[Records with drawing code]

** Start **

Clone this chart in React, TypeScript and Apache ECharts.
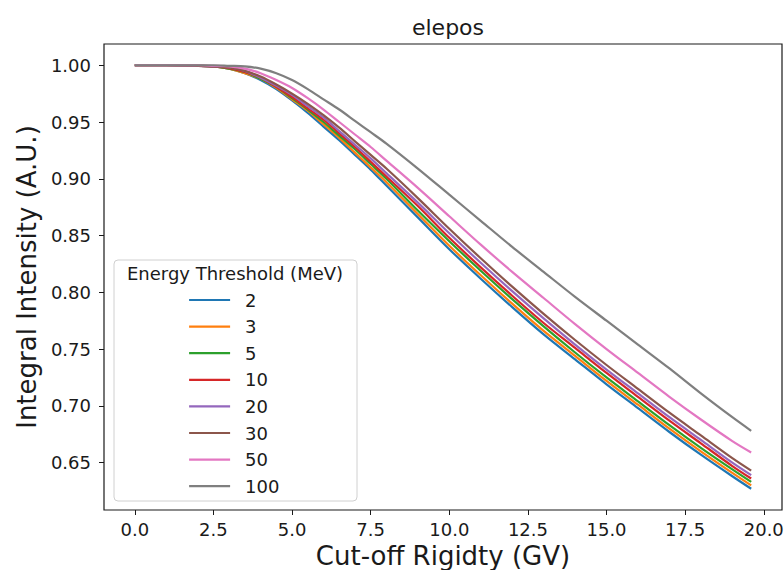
import React, { useEffect, useRef } from "react";
import * as echarts from "echarts";

const xValues = [0, 1, 2, 2.5, 3, 3.5, 4, 4.5, 5, 5.5, 6, 6.5, 7, 7.5, 8, 9, 10, 11, 12, 13, 14, 15, 16, 17, 18, 19, 19.6];

const thresholds = ["2", "3", "5", "10", "20", "30", "50", "100"];
const colors = ["#1f77b4", "#ff7f0e", "#2ca02c", "#d62728", "#9467bd", "#8c564b", "#e377c2", "#7f7f7f"];

const mev2 = [1, 1, 0.9995, 0.999, 0.997, 0.993, 0.987, 0.979, 0.969, 0.958, 0.946, 0.934, 0.921, 0.908, 0.894, 0.866, 0.838, 0.812, 0.787, 0.763, 0.741, 0.719, 0.698, 0.677, 0.657, 0.638, 0.627];
const mev3 = [1, 1, 0.9995, 0.999, 0.997, 0.993, 0.988, 0.98, 0.97, 0.96, 0.948, 0.936, 0.923, 0.91, 0.897, 0.869, 0.841, 0.815, 0.79, 0.766, 0.744, 0.722, 0.701, 0.68, 0.66, 0.641, 0.63];
const mev5 = [1, 1, 0.9995, 0.999, 0.997, 0.994, 0.988, 0.981, 0.971, 0.961, 0.95, 0.938, 0.926, 0.913, 0.9, 0.872, 0.845, 0.819, 0.794, 0.77, 0.747, 0.725, 0.704, 0.683, 0.663, 0.644, 0.633];
const mev10 = [1, 1, 0.9995, 0.999, 0.9975, 0.994, 0.989, 0.981, 0.972, 0.962, 0.952, 0.94, 0.928, 0.915, 0.902, 0.876, 0.848, 0.822, 0.797, 0.773, 0.751, 0.729, 0.708, 0.687, 0.667, 0.647, 0.636];
const mev20 = [1, 1, 0.9995, 0.999, 0.998, 0.995, 0.989, 0.982, 0.974, 0.964, 0.954, 0.942, 0.93, 0.918, 0.905, 0.879, 0.852, 0.826, 0.801, 0.777, 0.754, 0.732, 0.711, 0.69, 0.67, 0.65, 0.639];
const mev30 = [1, 1, 0.9995, 0.999, 0.998, 0.995, 0.99, 0.983, 0.975, 0.966, 0.956, 0.945, 0.933, 0.921, 0.909, 0.883, 0.856, 0.83, 0.805, 0.781, 0.758, 0.736, 0.715, 0.694, 0.674, 0.654, 0.643];
const mev50 = [1, 1, 1, 0.9995, 0.999, 0.997, 0.993, 0.987, 0.98, 0.971, 0.961, 0.95, 0.939, 0.928, 0.916, 0.892, 0.867, 0.842, 0.818, 0.795, 0.772, 0.75, 0.729, 0.708, 0.688, 0.669, 0.659];
const mev100 = [1, 1, 1, 1, 0.9995, 0.999, 0.997, 0.993, 0.987, 0.979, 0.97, 0.961, 0.951, 0.941, 0.931, 0.909, 0.886, 0.863, 0.84, 0.818, 0.796, 0.775, 0.754, 0.733, 0.711, 0.69, 0.678];

const seriesValues = [mev2, mev3, mev5, mev10, mev20, mev30, mev50, mev100];

const xTicks = [0, 2.5, 5, 7.5, 10, 12.5, 15, 17.5, 20];
const yTicks = [0.65, 0.7, 0.75, 0.8, 0.85, 0.9, 0.95, 1.0];

const FONT = "DejaVu Sans";
const INK = "#1a1a1a";

export default function App() {
  const ref = useRef<HTMLDivElement>(null);
  useEffect(() => {
    if (!ref.current) return;
    const chart = echarts.init(ref.current, undefined, { renderer: "svg" });
    chart.setOption({
      animation: false,
      backgroundColor: "#ffffff",
      textStyle: { fontFamily: FONT },
      title: {
        text: "elepos",
        left: 443,
        textAlign: "center",
        top: 11,
        textStyle: { fontFamily: FONT, fontSize: 22, fontWeight: "normal", color: INK },
      },
      grid: {
        left: 104,
        right: 2,
        top: 44,
        bottom: 60,
        containLabel: false,
        outerBoundsMode: "none",
        show: true,
        borderColor: INK,
        borderWidth: 1.2,
        backgroundColor: "transparent",
      },
      legend: {
        orient: "vertical",
        left: 183,
        top: 286,
        z: 30,
        itemWidth: 41,
        itemHeight: 18,
        itemGap: 8.6,
        data: thresholds.map((t) => t + " "),
        itemStyle: { opacity: 0 },
        lineStyle: { width: 2.2 },
        textStyle: { fontFamily: FONT, fontSize: 18, color: INK, padding: [0, 0, 0, 10] },
      },
      graphic: [
        {
          type: "rect",
          shape: { x: 114, y: 260, width: 243, height: 241, r: 4 },
          style: { fill: "rgba(255,255,255,0.85)", stroke: "#d0d0d0", lineWidth: 1 },
          z: 20,
        },
        {
          type: "text",
          x: 235,
          y: 273,
          style: {
            text: "Energy Threshold (MeV)",
            fontFamily: FONT,
            fontSize: 18,
            fill: INK,
            align: "center",
            verticalAlign: "middle",
          },
          z: 31,
        },
      ],
      xAxis: {
        type: "value",
        min: -0.98,
        max: 20.58,
        name: "Cut-off Rigidty (GV)",
        nameLocation: "middle",
        nameGap: 32,
        nameTextStyle: { fontFamily: FONT, fontSize: 26, color: INK },
        splitLine: { show: false },
        axisLine: { show: false, onZero: false },
        axisTick: { show: true, customValues: xTicks, length: 5, lineStyle: { color: INK } },
        axisLabel: {
          customValues: xTicks,
          formatter: (v: number) => v.toFixed(1),
          fontFamily: FONT,
          fontSize: 18,
          color: INK,
          margin: 10,
        },
      },
      yAxis: {
        type: "value",
        min: 0.6083,
        max: 1.0187,
        name: "Integral Intensity (A.U.)",
        nameLocation: "middle",
        nameGap: 60,
        nameTextStyle: { fontFamily: FONT, fontSize: 26, color: INK },
        splitLine: { show: false },
        axisLine: { show: false, onZero: false },
        axisTick: { show: true, customValues: yTicks, length: 5, lineStyle: { color: INK } },
        axisLabel: {
          customValues: yTicks,
          formatter: (v: number) => v.toFixed(2),
          fontFamily: FONT,
          fontSize: 18,
          color: INK,
          margin: 13,
        },
      },
      series: thresholds.map((t, i) => ({
        name: t + " ",
        type: "line",
        data: xValues.map((x, j) => [x, seriesValues[i][j]]),
        symbol: "none",
        smooth: 0.3,
        lineStyle: { color: colors[i], width: 2.2 },
        itemStyle: { color: colors[i] },
        z: 2 + i,
      })),
    });
    return () => chart.dispose();
  }, []);
  return <div ref={ref} style={{ position: "fixed", left: 0, top: 0, width: 784, height: 570 }} />;
}
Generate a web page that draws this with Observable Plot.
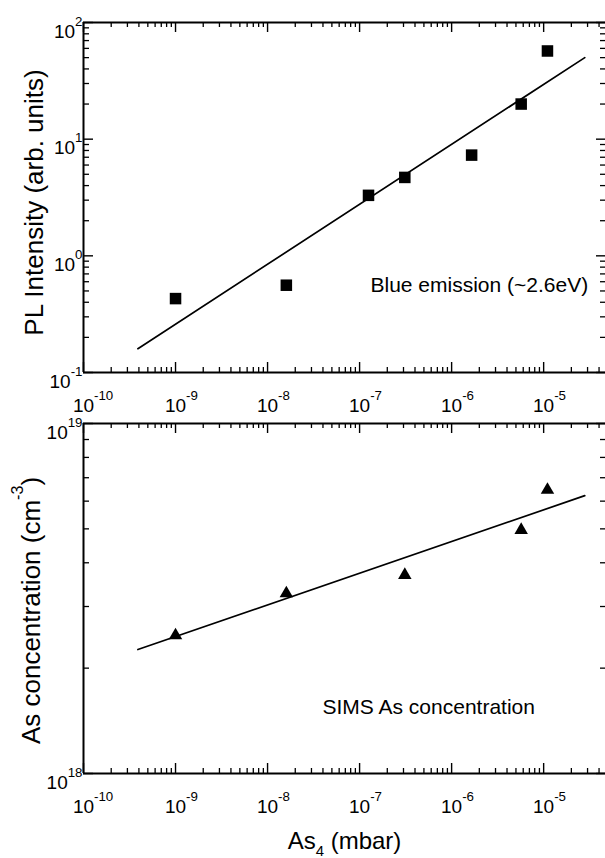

** End **

Instructions to follow: Pictures do not belong in the copy. Repeat only the lines from the top of the records through the line containing "18, 19, 19.6];".

Exercise output:
Clone this chart in React, TypeScript and Apache ECharts.
import React, { useEffect, useRef } from "react";
import * as echarts from "echarts";

const xValues = [0, 1, 2, 2.5, 3, 3.5, 4, 4.5, 5, 5.5, 6, 6.5, 7, 7.5, 8, 9, 10, 11, 12, 13, 14, 15, 16, 17, 18, 19, 19.6];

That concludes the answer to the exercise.